In order to be able to display a Python stack trace when an exception happens we wrap generated code in a fault handler. A fault handler is a feature of MSIL that's not currently available when programming in C# -- it's basically the equivalent of a finally block that only runs if the guarded block is exited via an exception. However, there's a catch (if you'll pardon the pun). The fine print in the MSDN documentation tells us that exception fault blocks aren't supported when emitting dynamic methods. As a result, when building a dynamic method, the DLR will replace a fault block with an ordinary catch block which will (say it with me) rethrow the exception.
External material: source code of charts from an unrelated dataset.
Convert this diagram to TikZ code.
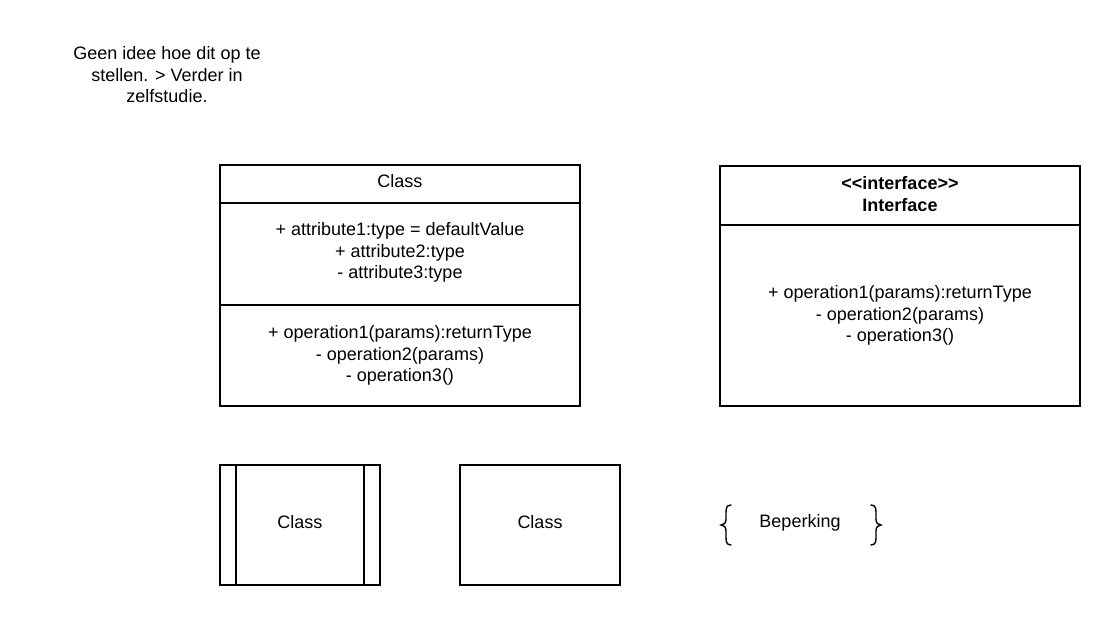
\documentclass[tikz,border=0pt]{standalone}
\usepackage{fontspec}
\setmainfont{Liberation Sans}
\usepackage{tikz}
\usetikzlibrary{positioning}

\tikzset{
  umlbox/.style={draw, line width=1.4pt, inner sep=0pt},
  umltext/.style={align=center, inner sep=0pt, font=\fontsize{18}{21.5}\selectfont},
  bracepart/.style={line width=1.4pt, line cap=round}
}

\begin{document}
\begin{tikzpicture}[x=1pt, y=-1pt]
\useasboundingbox (0,0) rectangle (1120,626);
%%%%% Note %%%%%
\node[umltext] (note) at (167,75) {Geen idee hoe dit op te\\stellen. > Verder in\\zelfstudie.};
%%%%% Class %%%%%
\node[umlbox, minimum width=360pt, minimum height=241pt] (class) at (400,285.5) {};
\draw[line width=1.4pt] (220,203) -- (580,203);
\draw[line width=1.4pt] (220,305) -- (580,305);
\node[umltext] (classname) at (400,181) {Class};
\node[umltext] (classattr) at (400,252.5) {+ attribute1:type = defaultValue\\+ attribute2:type\\- attribute3:type};
\node[umltext] (classop) at (400,355.5) {+ operation1(params):returnType\\- operation2(params)\\- operation3()};
%%%%% Interface %%%%%
\node[umlbox, minimum width=360pt, minimum height=240pt] (iface) at (900,286) {};
\draw[line width=1.4pt] (720,225) -- (1080,225);
\node[umltext, font=\fontsize{18}{21.5}\selectfont\bfseries] (ifacename) at (900,194) {<\kern0pt<interface>\kern0pt>\\Interface};
\node[umltext] (ifaceop) at (900,315.5) {+ operation1(params):returnType\\- operation2(params)\\- operation3()};
%%%%% Bottom row %%%%%
\foreach \x/\n in {300/active,540/plain}{
\node[umlbox, minimum width=160pt, minimum height=120pt] (\n) at (\x,525) {};
\node[umltext] (\n text) at (\x,522.5) {Class};
}
\draw[line width=1.4pt] (236,465) -- (236,585);
\draw[line width=1.4pt] (364,465) -- (364,585);
%%%%% Constraint %%%%%
\node[umltext] (constraint) at (800,522.5) {Beperking};
\draw[bracepart] (731,505) .. controls (726,505) and (726,509) .. (726,514) -- (726,519) .. controls (726,523) and (724,525) .. (721,525) .. controls (724,525) and (726,527) .. (726,531) -- (726,536) .. controls (726,541) and (726,545) .. (731,545);
\draw[bracepart] (871,505) .. controls (876,505) and (876,509) .. (876,514) -- (876,519) .. controls (876,523) and (878,525) .. (881,525) .. controls (878,525) and (876,527) .. (876,531) -- (876,536) .. controls (876,541) and (876,545) .. (871,545);
\end{tikzpicture}
\end{document}
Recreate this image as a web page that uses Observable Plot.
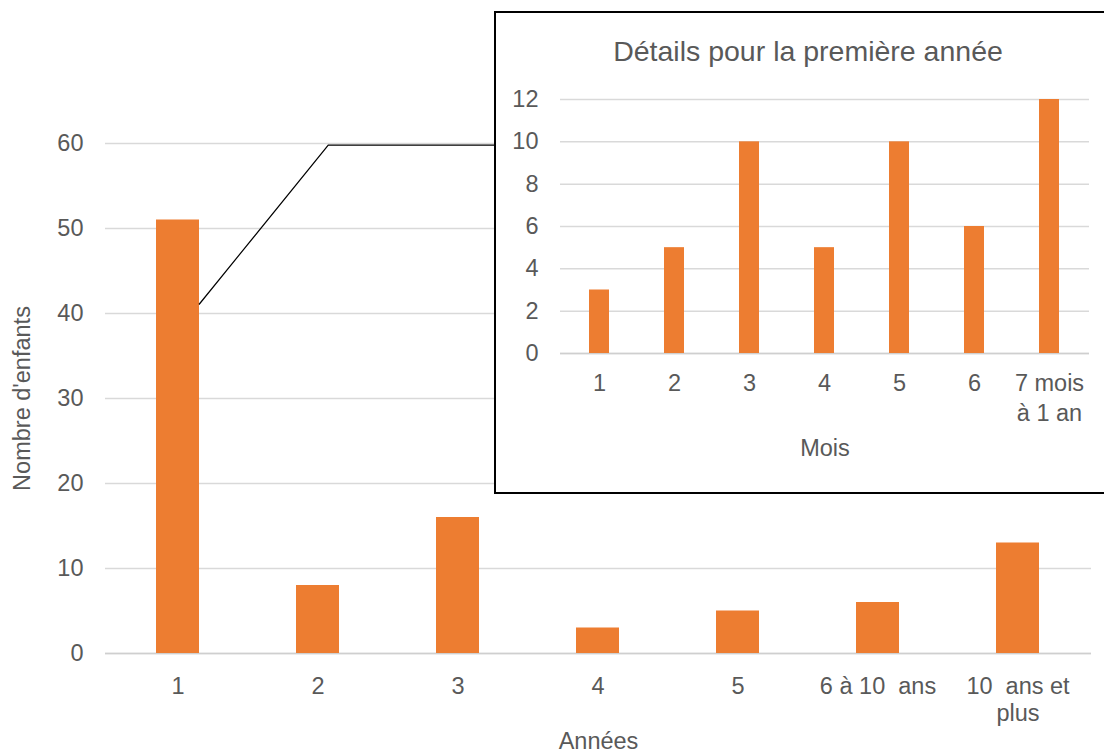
<!DOCTYPE html>
<html>
<head>
<meta charset="utf-8">
<script src="https://cdn.jsdelivr.net/npm/d3@7"></script>
<script src="https://cdn.jsdelivr.net/npm/@observablehq/plot@0.6"></script>
<style>
  html, body { margin: 0; padding: 0; background: #fff; }
  #wrap { position: relative; width: 1104px; height: 755px; overflow: hidden; background: #fff; }
  #inset { position: absolute; left: 494px; top: 11px; width: 626px; height: 479px; border: 2px solid #000; background: #fff; }
  svg text { white-space: pre; }
</style>
</head>
<body>
<div id="wrap"><div id="main"></div><div id="inset"></div></div>
<script>
// ---- Data ----
const annees = ["1", "2", "3", "4", "5", "6 à 10  ans", "10  ans et\nplus"];
const enfants = [51, 8, 16, 3, 5, 6, 13];
const yTicksMain = [0, 10, 20, 30, 40, 50, 60];

const mois = ["1", "2", "3", "4", "5", "6", "7 mois\nà 1 an"];
const enfantsMois = [3, 5, 10, 5, 10, 6, 12];
const yTicksInset = [0, 2, 4, 6, 8, 10, 12];

const mainTitleX = "Années";
const mainTitleY = "Nombre d'enfants";
const insetTitle = "Détails pour la première année";
const insetTitleX = "Mois";

const mainData = annees.map((c, i) => ({cat: c, val: enfants[i]}));
const insetData = mois.map((c, i) => ({cat: c, val: enfantsMois[i]}));

const FONT = "'Liberation Sans', Arial, Helvetica, sans-serif";
const TXT = "#595959";
const ORANGE = "#ED7D31";
const GRID = "#d9d9d9";
const FS = 23.5;

// connector from the first bar to the inset
function connector(index, scales, values, dims) {
  const x = scales.x, y = scales.y, bw = x.bandwidth();
  const x0 = x(annees[0]) + bw, y0 = y(41);
  const x1 = x(annees[1]) + bw * 0.75, y1 = y(59.75);
  const x2 = 496;
  return d3.create("svg:path")
    .attr("d", `M${x0},${y0}L${x1},${y1}L${x2},${y1}`)
    .attr("fill", "none").attr("stroke", "#000").attr("stroke-width", 1.2)
    .node();
}

const main = Plot.plot({
  width: 1104, height: 755,
  marginLeft: 105, marginRight: 13, marginTop: 143, marginBottom: 102,
  style: {fontFamily: FONT, fontSize: FS + "px", color: TXT, background: "#fff"},
  x: {domain: annees, paddingInner: 0.69, paddingOuter: 0.345, label: null},
  y: {domain: [0, 60], label: null},
  marks: [
    Plot.gridY(yTicksMain, {stroke: GRID, strokeOpacity: 1, strokeWidth: 1.5}),
    Plot.ruleY([0], {stroke: "#cfcfcf", strokeWidth: 1.5}),
    Plot.barY(mainData, {x: "cat", y: "val", fill: ORANGE}),
    Plot.axisY({ticks: yTicksMain, tickSize: 0, tickPadding: 22, label: null, fill: TXT}),
    Plot.axisX({tickSize: 0, tickPadding: 21, lineHeight: 1.15, label: null, fill: TXT}),
    Plot.text([mainTitleY], {frameAnchor: "left", textAnchor: "middle", rotate: -90, dx: -83, fill: TXT, fontSize: FS}),
    Plot.text([mainTitleX], {frameAnchor: "bottom", dy: 95, fill: TXT, fontSize: FS}),
    connector
  ]
});
document.getElementById("main").appendChild(main);

const inset = Plot.plot({
  width: 626, height: 479,
  marginLeft: 64, marginRight: 33, marginTop: 86, marginBottom: 139,
  style: {fontFamily: FONT, fontSize: FS + "px", color: TXT, background: "#fff"},
  x: {domain: mois, paddingInner: 0.73, paddingOuter: 0.365, label: null},
  y: {domain: [0, 12], label: null},
  marks: [
    Plot.gridY(yTicksInset, {stroke: GRID, strokeOpacity: 1, strokeWidth: 1.5}),
    Plot.ruleY([0], {stroke: "#cfcfcf", strokeWidth: 1.5}),
    Plot.barY(insetData, {x: "cat", y: "val", fill: ORANGE}),
    Plot.axisY({ticks: yTicksInset, tickSize: 0, tickPadding: 22, label: null, fill: TXT}),
    Plot.axisX({tickSize: 0, tickPadding: 17, lineHeight: 1.25, label: null, fill: TXT}),
    Plot.text([insetTitle], {frameAnchor: "top", dx: -17, dy: -59, fill: TXT, fontSize: 28.5}),
    Plot.text([insetTitleX], {frameAnchor: "bottom", dy: 102, fill: TXT, fontSize: FS})
  ]
});
document.getElementById("inset").appendChild(inset);
</script>
</body>
</html>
This means that -- in the Python code snippet above -- we may end up with as many as 102 exception objects on the stack before it is finally unwound.
Bottom Line
So far, we haven't gotten any reports of this issue causing trouble "in the wild". As such, I present it here largely as an intellectual curiosity and as a somewhat entertaining diversion. If you do run into this problem, please let us know by filing a bug at the IronPython website. It is always possible to force a .NET application to run as a 32-bit process under a 64-bit operating system, and that would be my suggestion for a temporary workaround.
May your cup run over, but your stack stay well below its limit line. Good night, and good luck.
Comments
- Anonymous
July 29, 2008
One of the differences between the CLR and the Python language is that a Python exception can be of any Python class, while the CLR basically requires that an exception be an instance of System.Exception or a class derived from it.IIRC, the CLR spec does not restrict the types of exceptions thrown (so long as they are reference or boxed value types). It's CLS that demands that exceptions should derive from System.Exception - but CLS can (and often is) ignored. That means that every Python catch block defined by user code needs to "catch (Exception e)" and then look at the actually thrown object in the catch block. If its type does not match any except handlers, we have no choice but to rethrow.Shouldn't exception filters do the trick without the need to rethrow explicitly? - Anonymous
July 30, 2008
"the CLR spec does not restrict the types of exceptions thrown" -- Technically true, but generally discouraged. And there are other reasons why this wouldn't work for us."Shouldn't exception filters do the trick without the need to rethrow explicitly?" -- Good question, and one which deserves the long answer I hope to give it later this week.